Observations The time Bonjay killed it at Halifax Pop Explosion 2011

Corbin Smith

Halifax’s annual festival for the commemoration of an over-carbonated soda can (or something like that) happened this past week. This year’s Halifax Pop Explosion brought around 150 acts plus 17,000 fans and industry delegates to the usually sleepy city referred to by some visitors as “Hamilton By The Sea.” 

The Halifax Pop Explosion is promoted mainly as an international music festival, but the vast majority of the acts are made in Canada. Some of the highest caliber indie acts from Toronto played at the festival this past week, including Polaris Music Prize winners Fucked Up, as well as Polaris short-listers Stars and Timber Timbre. We did, however, catch one sweet hip-hop band from Taiwan

After digesting our impressions of the festival, we can say, of all the bands we saw, Toronto’s Bonjay—with its soulful, dancehall rock—best personified the “explosion” aspect of the HPX. The band’s late-night set at The Seahorse Tavern saw a thoroughly packed, sweaty, and electric dance floor. The people in the crowd didn’t just enjoy Bonjay’s set—they ate that shit up. When the crowd demanded more at the end of the set, vocalist Alanna Stuart explained that the band had exhausted its possible tracks, and so the only way to continue the performance would be to repeat a song. But the energized crowd still wanted an encore, so the band reprised a song—and the people in the audience lost their minds twice as much as when they had heard the song the first time.

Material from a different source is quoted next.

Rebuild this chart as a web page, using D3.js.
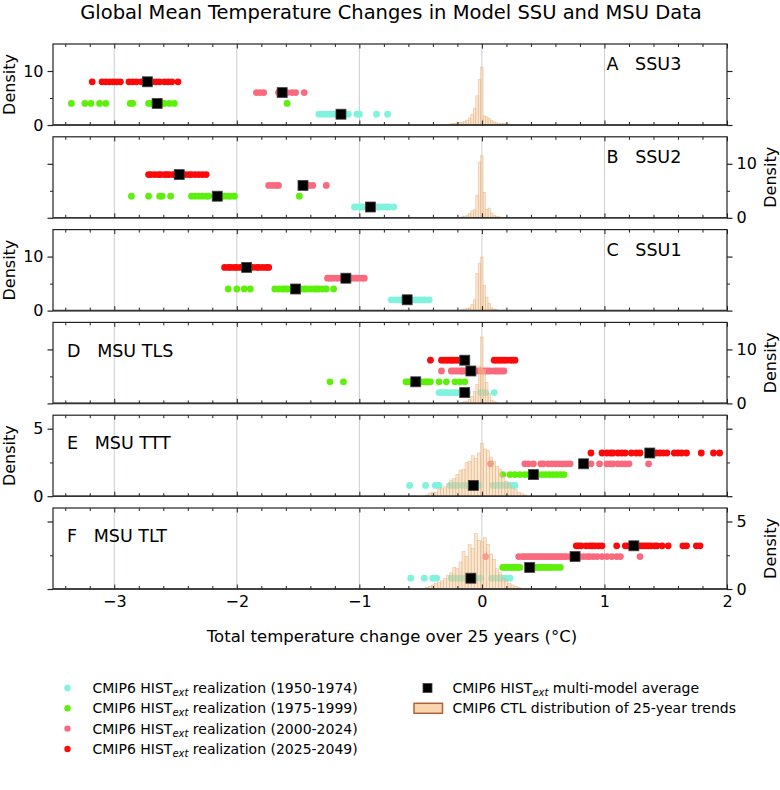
<!DOCTYPE html>
<html>
<head>
<meta charset="utf-8">
<script src="https://cdn.jsdelivr.net/npm/d3@7"></script>
<style>
  body { margin: 0; background: #fff; }
  text { font-family: "DejaVu Sans", sans-serif; fill: #000; }
</style>
</head>
<body>
<svg id="chart" width="780" height="790"></svg>
<script>
// 期間
const periods = ["1950-1974", "1975-1999", "2000-2024", "2025-2049"];
const colors = ["#7ff3dd", "#5cf00a", "#fa6a7e", "#fa0a0a"];

// パネル名
const panelLabels = ["A   SSU3", "B   SSU2", "C   SSU1", "D   MSU TLS", "E   MSU TTT", "F   MSU TLT"];

// 各パネルの実現値 (cyan, green, pink, red の順)
const ssu3 = [
  [-1.33, -1.30, -1.27, -1.24, -1.21, -1.18, -1.12, -1.09, -1.02, -1.00, -0.86, -0.77],
  [-3.35, -3.24, -3.19, -3.12, -3.07, -2.87, -2.85, -2.72, -2.70, -2.67, -2.61, -2.59, -2.55, -2.51, -1.59],
  [-1.84, -1.81, -1.78, -1.66, -1.59, -1.55, -1.52, -1.45],
  [-3.18, -3.10, -3.07, -3.04, -3.01, -2.98, -2.95, -2.88, -2.85, -2.82, -2.78, -2.76, -2.69, -2.66, -2.63, -2.59, -2.56, -2.53, -2.48]
];
const ssu2 = [
  [-1.04, -1.02, -0.99, -0.97, -0.86, -0.84, -0.81, -0.78, -0.76, -0.72],
  [-2.86, -2.72, -2.63, -2.61, -2.54, -2.37, -2.34, -2.31, -2.28, -2.25, -2.23, -2.12, -2.10, -2.07, -2.05, -2.02, -1.49],
  [-1.74, -1.71, -1.68, -1.66, -1.43, -1.41, -1.38, -1.27],
  [-2.72, -2.70, -2.67, -2.64, -2.62, -2.59, -2.57, -2.55, -2.52, -2.50, -2.44, -2.42, -2.39, -2.37, -2.34, -2.31, -2.28, -2.25]
];
const ssu1 = [
  [-0.74, -0.71, -0.68, -0.66, -0.63, -0.58, -0.55, -0.53, -0.50, -0.48, -0.46, -0.43],
  [-2.07, -2.00, -1.94, -1.89, -1.69, -1.66, -1.63, -1.61, -1.59, -1.56, -1.50, -1.48, -1.45, -1.43, -1.40, -1.37, -1.35, -1.33, -1.30, -1.27, -1.21],
  [-1.26, -1.24, -1.22, -1.19, -1.17, -1.14, -1.08, -1.06, -1.03, -1.01, -0.98, -0.96],
  [-2.10, -2.07, -2.05, -2.02, -2.00, -1.97, -1.95, -1.89, -1.87, -1.84, -1.82, -1.79, -1.76, -1.74]
];
const tls = [
  [-0.35, -0.33, -0.31, -0.29, -0.27, -0.24, -0.22, -0.20, -0.18, -0.12, -0.01, 0.01, 0.03, 0.10],
  [-1.24, -1.13, -0.62, -0.60, -0.58, -0.56, -0.52, -0.51, -0.49, -0.47, -0.45, -0.44, -0.42, -0.35, -0.29, -0.22, -0.18, -0.14],
  [-0.33, -0.25, -0.23, -0.21, -0.19, -0.17, -0.16, -0.14, -0.06, -0.04, -0.01, 0.01, 0.03, 0.05, 0.07, 0.10, 0.12, 0.14, 0.16, 0.18],
  [-0.42, -0.33, -0.31, -0.29, -0.27, -0.25, -0.24, -0.22, -0.20, -0.18, 0.10, 0.12, 0.14, 0.16, 0.18, 0.20, 0.23, 0.25, 0.27]
];
const ttt = [
  [-0.59, -0.46, -0.38, -0.35, -0.26, -0.23, -0.20, -0.16, -0.13, -0.11, -0.02, 0.09, 0.12, 0.15, 0.18, 0.21, 0.24, 0.27],
  [0.17, 0.23, 0.27, 0.31, 0.35, 0.38, 0.46, 0.49, 0.52, 0.55, 0.58, 0.61, 0.64, 0.67],
  [0.07, 0.35, 0.38, 0.42, 0.48, 0.50, 0.54, 0.57, 0.60, 0.63, 0.66, 0.69, 0.72, 0.89, 0.96, 1.02, 1.05, 1.07, 1.11, 1.14, 1.17, 1.20, 1.36],
  [0.89, 0.98, 1.02, 1.05, 1.07, 1.11, 1.14, 1.17, 1.22, 1.26, 1.29, 1.42, 1.45, 1.48, 1.51, 1.57, 1.60, 1.63, 1.67, 1.79, 1.89, 1.94]
];
const tlt = [
  [-0.58, -0.47, -0.40, -0.37, -0.25, -0.23, -0.21, -0.19, -0.17, -0.14, -0.12, -0.06, -0.01, 0.08, 0.11, 0.14, 0.16, 0.19, 0.23],
  [0.17, 0.19, 0.21, 0.23, 0.25, 0.27, 0.29, 0.31, 0.42, 0.44, 0.46, 0.48, 0.50, 0.52, 0.54, 0.56, 0.58, 0.61, 0.64],
  [0.03, 0.30, 0.33, 0.35, 0.37, 0.39, 0.41, 0.43, 0.45, 0.47, 0.49, 0.51, 0.53, 0.55, 0.57, 0.59, 0.61, 0.63, 0.65, 0.67, 0.69, 0.72, 0.80, 0.83, 0.86, 0.88, 0.91, 0.94, 0.98, 1.02, 1.06, 1.10, 1.13, 1.29],
  [0.77, 0.79, 0.81, 0.85, 0.88, 0.90, 0.92, 0.95, 0.98, 1.10, 1.17, 1.19, 1.21, 1.28, 1.30, 1.32, 1.34, 1.36, 1.38, 1.41, 1.43, 1.47, 1.52, 1.64, 1.67, 1.75, 1.78]
];

// マルチモデル平均
const meanSSU3 = [-1.15, -2.65, -1.63, -2.73];
const meanSSU2 = [-0.91, -2.16, -1.46, -2.47];
const meanSSU1 = [-0.61, -1.52, -1.11, -1.92];
const meanTLS = [-0.14, -0.54, -0.09, -0.14];
const meanTTT = [-0.07, 0.42, 0.83, 1.37];
const meanTLT = [-0.09, 0.39, 0.76, 1.24];

// CTL ヒストグラム (密度)
const histSSU3 = [0.2, 0.3, 0.3, 0.4, 0.5, 0.5, 0.7, 0.9, 1.3, 2.0, 3.1, 5.4, 8.4, 10.7, 1.7, 1.5, 1.2, 0.8, 0.6, 0.4, 0.3, 0.3, 0.3, 0.2, 0.2];
const histSSU2 = [0.2, 0.3, 0.5, 0.8, 1.3, 1.5, 4.2, 10.3, 11.5, 4.7, 1.6, 1.8, 0.9, 0.5, 0.3, 0.2];
const histSSU1 = [0.2, 0.3, 0.4, 0.5, 1.1, 2.0, 6.9, 8.8, 9.9, 4.7, 2.5, 1.4, 0.5, 0.3, 0.2];
const histTLS = [0.2, 0.3, 0.4, 0.7, 1.3, 2.2, 3.5, 6.8, 12.3, 6.3, 3.9, 1.8, 0.6, 0.3, 0.2];
const histTTT = [0.1, 0.2, 0.3, 0.3, 0.5, 0.6, 0.7, 0.9, 1.2, 1.3, 1.6, 1.9, 2.0, 2.5, 2.6, 3.0, 2.8, 3.2, 3.9, 3.5, 3.4, 2.9, 2.6, 2.2, 2.0, 1.5, 1.1, 0.9, 0.6, 0.5, 0.3, 0.2, 0.1];
const histTLT = [0.1, 0.2, 0.3, 0.4, 0.5, 0.6, 0.8, 1.0, 1.2, 1.6, 1.5, 2.0, 2.8, 2.4, 3.3, 3.0, 4.1, 3.6, 3.5, 3.8, 3.3, 2.6, 2.2, 1.5, 1.2, 0.8, 0.6, 0.4, 0.3, 0.2, 0.1];
const histStart = [-0.27, -0.17, -0.17, -0.17, -0.4625, -0.4625];
const histBin = [0.02, 0.02, 0.02, 0.02, 0.025, 0.025];

// 軸
const xMajor = [-3, -2, -1, 0, 1, 2];
const xMinor = d3.range(-34, 20, 2).map(d => d / 10).filter(d => !xMajor.includes(d));
const yMaxSSU = 15, yMaxMSU = 6;
const levelsSSU = [2, 4, 6, 8];
const levelsMSU = [0.8, 1.6, 2.4, 3.2];

const panels = [
  { dots: ssu3, mean: meanSSU3, hist: histSSU3, side: "left" },
  { dots: ssu2, mean: meanSSU2, hist: histSSU2, side: "right" },
  { dots: ssu1, mean: meanSSU1, hist: histSSU1, side: "left" },
  { dots: tls,  mean: meanTLS,  hist: histTLS,  side: "right" },
  { dots: ttt,  mean: meanTTT,  hist: histTTT,  side: "left" },
  { dots: tlt,  mean: meanTLT,  hist: histTLT,  side: "right" }
];

const left = 53, right = 727, top0 = 44, pitch = 92.8, ph = 81;
const labelDy = [26, 26, 26, 35, 34, 34];
const svg = d3.select("#chart");
const x = d3.scaleLinear().domain([-3.5, 2]).range([left, right]);

svg.append("text")
  .attr("x", 391).attr("y", 19)
  .attr("text-anchor", "middle")
  .attr("font-size", 19.5)
  .text("Global Mean Temperature Changes in Model SSU and MSU Data");

panels.forEach((p, i) => {
  const top = top0 + i * pitch;
  const msu = i >= 4;
  const ymax = msu ? yMaxMSU : yMaxSSU;
  const levels = msu ? levelsMSU : levelsSSU;
  const y = d3.scaleLinear().domain([0, ymax]).range([top + ph, top]);
  const g = svg.append("g");

  // グリッド
  g.selectAll(".grid")
    .data([-3, -2, -1, 0, 1])
    .enter().append("line")
    .attr("x1", d => x(d)).attr("x2", d => x(d))
    .attr("y1", top).attr("y2", top + ph)
    .attr("stroke", "#b9c2c6").attr("stroke-width", 0.8);

  // 実現値
  p.dots.forEach((arr, k) => {
    g.selectAll(null)
      .data(arr)
      .enter().append("circle")
      .attr("cx", d => x(d))
      .attr("cy", y(levels[k]))
      .attr("r", 3.4)
      .attr("fill", colors[k]);
  });

  // CTL ヒストグラム
  const bw = histBin[i];
  g.selectAll(null)
    .data(p.hist)
    .enter().append("rect")
    .attr("x", (d, j) => x(histStart[i] + j * bw))
    .attr("width", x(bw) - x(0))
    .attr("y", d => y(d))
    .attr("height", d => y(0) - y(d))
    .attr("fill", "rgba(247, 205, 160, 0.5)")
    .attr("stroke", "rgba(225, 165, 110, 0.6)")
    .attr("stroke-width", 0.6);

  // 平均
  p.mean.forEach((m, k) => {
    g.append("rect")
      .attr("x", x(m) - 5).attr("y", y(levels[k]) - 5)
      .attr("width", 10).attr("height", 10)
      .attr("fill", "#000").attr("stroke", "#444").attr("stroke-width", 0.8);
  });

  // 枠
  g.append("rect")
    .attr("x", left).attr("y", top)
    .attr("width", right - left).attr("height", ph)
    .attr("fill", "none").attr("stroke", "#222").attr("stroke-width", 1.2);
  g.append("line")
    .attr("x1", left).attr("x2", right).attr("y1", top + ph).attr("y2", top + ph)
    .attr("stroke", "#333").attr("stroke-width", 1.6);

  // x 目盛り (内向き)
  const xt = (axis, yy, vals, len, fmt) => {
    const a = g.append("g").attr("transform", `translate(0,${yy})`)
      .call(axis(x).tickValues(vals).tickSizeInner(-len).tickSizeOuter(0).tickPadding(7).tickFormat(fmt));
    a.select(".domain").remove();
    a.selectAll("line").attr("stroke", "#222").attr("stroke-width", 1);
    return a;
  };
  xt(d3.axisTop, top, xMajor, 4.5, () => "");
  xt(d3.axisTop, top, xMinor, 3, () => "");
  xt(d3.axisBottom, top + ph, xMinor, 3, () => "");
  const xb = xt(d3.axisBottom, top + ph, xMajor, 4.5, i === 5 ? d3.format("d") : () => "");
  xb.selectAll("text").attr("font-size", 16).attr("font-family", "DejaVu Sans").attr("fill", "#000");

  // y 目盛り (外向き)
  const yMajorVals = msu ? [0, 5] : [0, 10];
  const yMinorVals = msu ? [2.5] : [5];
  [["left", d3.axisLeft, left], ["right", d3.axisRight, right]].forEach(([side, axis, xx]) => {
    const lab = side === p.side;
    const a = g.append("g").attr("transform", `translate(${xx},0)`)
      .call(axis(y).tickValues(yMajorVals).tickSizeInner(5.5).tickSizeOuter(0).tickPadding(4)
        .tickFormat(lab ? d3.format("d") : () => ""));
    a.select(".domain").remove();
    a.selectAll("line").attr("stroke", "#222").attr("stroke-width", 1.2);
    a.selectAll("text").attr("font-size", 16).attr("font-family", "DejaVu Sans").attr("fill", "#000");
    const b = g.append("g").attr("transform", `translate(${xx},0)`)
      .call(axis(y).tickValues(yMinorVals).tickSizeInner(3).tickSizeOuter(0).tickFormat(() => ""));
    b.select(".domain").remove();
    b.selectAll("line").attr("stroke", "#222").attr("stroke-width", 1);
  });

  // Density ラベル
  const lx = p.side === "left" ? 9 : 770;
  g.append("text")
    .attr("transform", `translate(${lx},${top + ph / 2}) rotate(-90)`)
    .attr("text-anchor", "middle")
    .attr("dominant-baseline", "central")
    .attr("font-size", 16)
    .text("Density");

  // パネル名
  g.append("text")
    .attr("x", i < 3 ? x(1.0) + 2 : 67)
    .attr("y", top + labelDy[i])
    .attr("font-size", 17.5)
    .style("white-space", "pre")
    .text(panelLabels[i]);
});

// x 軸ラベル
svg.append("text")
  .attr("x", 392).attr("y", 642)
  .attr("text-anchor", "middle")
  .attr("font-size", 16.5)
  .text("Total temperature change over 25 years (°C)");

// 凡例
const legRows = [688, 708.3, 728.6, 749];
const leg = svg.append("g");
const histText = (gg, xx, yy, tail) => {
  const t = gg.append("text").attr("x", xx).attr("y", yy + 5).attr("font-size", 14);
  t.append("tspan").text("CMIP6 HIST");
  t.append("tspan").attr("dy", 3).attr("font-size", 10).attr("font-style", "italic").text("ext");
  t.append("tspan").attr("dy", -3).text(tail);
};
periods.forEach((per, k) => {
  leg.append("circle").attr("cx", 67.5).attr("cy", legRows[k]).attr("r", 3.2).attr("fill", colors[k]);
  histText(leg, 92.5, legRows[k], ` realization (${per})`);
});
leg.append("rect").attr("x", 423).attr("y", legRows[0] - 4.5).attr("width", 9).attr("height", 9)
  .attr("fill", "#000").attr("stroke", "#444").attr("stroke-width", 0.8);
histText(leg, 452.5, legRows[0], " multi-model average");
leg.append("rect").attr("x", 414).attr("y", legRows[1] - 5).attr("width", 28.5).attr("height", 10)
  .attr("fill", "#f9d7ae").attr("stroke", "#b0603a").attr("stroke-width", 1.5);
leg.append("text").attr("x", 452.5).attr("y", legRows[1] + 5).attr("font-size", 14)
  .text("CMIP6 CTL distribution of 25-year trends");
</script>
</body>
</html>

We spoke to Stuart immediately after Bonjay’s encore. About the crowd response, she told us, “It was amazing,” explaining that the audience’s reaction had been the kind of thing bands always hope for, but don’t really expect to happen.

Earlier in the week, Stuart told us she was planning to stay in Halifax for a while to work on songs for a new album, which we can’t wait to hear. Judging by the audience’s demand for more music, the new tunes will undoubtedly be met with sweaty, dancing, open arms, just as the band was at this year’s HFX.